Meet Winona Oak: The Alt-Pop Artist Who’s On the Rise

Winona Oak talks her latest EP, Patti Smith, ’90s Chanel, and her frustration with the music industry still being dominated by men.

When V talked with alternative pop artist Winona Oak, she was sitting in the sunlight of Los Angeles drinking instant coffee. Her state of apparent relaxation comes as no surprise; her EP CLOSURE was released just last month and Oak is already working on another set of songs due out later this year. The Swedish-born artist is also preparing to go on tour beginning in March with the London-based duo Oh Wonder.

Winona Oak began seeing popularity with her 2018 feature on the Chainsmoker’s hit “Hope,” but she’d been in the industry for a while by then. After meeting the Australian electronic artist What So Not in 2017, Oak co-wrote and was the featured artist in three of his songs.
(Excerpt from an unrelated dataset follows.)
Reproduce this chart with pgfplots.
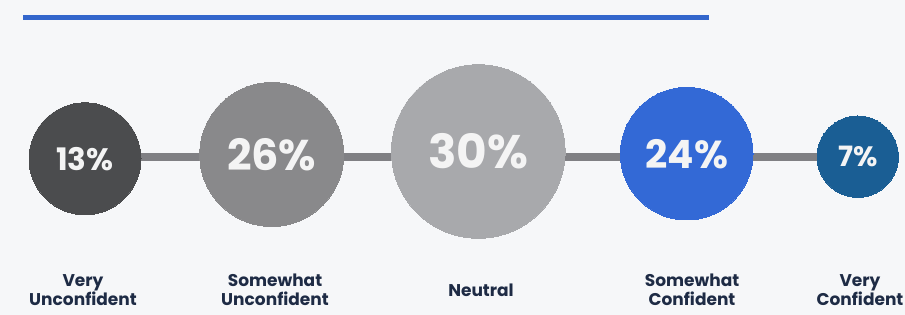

Now the singer-songwriter is carving a path that is purely her own.

Read more on Winona Oak below as she talks about her childhood, Patti Smith, vintage clothes, and why she wishes for more progress in the music industry.

V Magazine How was it adjusting from Sweden to LA?

Winona Oak I have a really good group of people around me so they make me feel at home wherever I go. It would be much harder if I didn’t know anyone here since it’s such a big city and if you’re lonely, you’re really, really lonely. I guess I was pretty lucky to have a good group of friends and people here already.

V On your Spotify, it says your childhood was surrounded by the forest and animals. Do you feel like that plays into your writing and music?

WO My childhood is what keeps me really grounded. Growing up in a supportive environment, I never had anyone hold me back and tell me that I had to chase down a specific career or sound a certain way. I just played what I wanted and I think that definitely shows up in my music.

V Tell me about your song “Hope” with the Chainsmokers.

WO The song was about how easy it is to confuse hope with real love. We talked in the studio about it a lot but it was a very personal song for me. I think we’ve all been in a situation where someone is holding you alone on a line and it feels like deja vu but there’s that little glimpse of hope that makes you want to stay. I realized that sometimes you date bad people and it’s easy to get confused about who they really are when you’re in love. 

V Let’s talk about your new EP CLOSURE that came out earlier this month.

WO The EP is a collection of personal songs from the past five years. It’s still crazy to me that it’s finally out in the world when I wrote some of the songs five years ago and I was only 20. All the songs are very personal, so it’s release was kind of scary because it’s a big part of me. I’ve been looking for closure, I think everyone’s always looking for closure, and it’s hard because you’re looking for answers that you might never get. Part of naming the EP CLOSURE was, for me, thinking of closure as forgiving myself, accepting the journey of life and how I can never change the things that have happened but I can learn and grow from them.

V What’s your favorite part about working in the music industry?

WO Music is so powerful. I’ve been coached by and meeting so many new and inspiring people every week. But being able to take my big emotions and turn them into songs and have people relate to them and feel comfort is so cool to me, the value of that is so beautiful. 

V Are there any downsides?

WO The music industry is a very male-dominated industry. I think we’re probably moving forward, especially compared to 20 years ago, but it still makes me angry every time I see female artists doing things they don’t want to do and being forced to fit in a box or getting over-sexualized. Everyone should be whoever and do what makes them happy. But that’s what I love about artists like Billie Eilish, she’s so cool and so talented and I think about how women 50 years ago couldn’t do that.

V Who’s one of your favorite artists?

WO I love Patti Smith. She’s such a queen and she does a little bit of everything. She’s fighting for the environment and doing all these important things but still creating music and poetry and books. She’s owning it. She’s always done what she’s wanted to.

V Who wore your favorite look at the Grammys? What about the look caught your eye?

WO FKA Twigs. I loved her performance and she’s just a cool person. There was something dark and twisted about her look, almost like a magical creature. Billy Porter’s outfit was also really cool with the hat.

V Explain your own style a little bit, where do you get inspiration from?

WO I love to have statements, like a crazy coat but keeping it simple underneath. I go into a lot of vintage stores and find inspiration everywhere. There’s a lot of Scandinavian designers that I love at the moment and of course finding beautiful pieces from high fashion, like ‘90s Chanel and Gucci. I’m kind of known for being the girl with the crazy coats, I’d say I have a rock vibe that’s also classy. Whenever I’m having a bad day I just dress up. There’s also this app called Good On You, where you can find some really great environmentally conscious brands that make clothes using recycled materials and things like that. 

V What does 2020 look like for you and what’re you most excited about in the coming year?

WO I’m excited to finally play my live shows because I can’t wait to go on tour. I’m going on tour at the end of March with Oh Wonder, which is my first tour ever. We’re playing at so many beautiful venues, like the King’s Theater in New York. I’m also going to release more music and I’m working on another EP. I feel like now that I finally have my music out there with CLOSURE, I can go to the next chapter and write more songs and keep sharing them with people.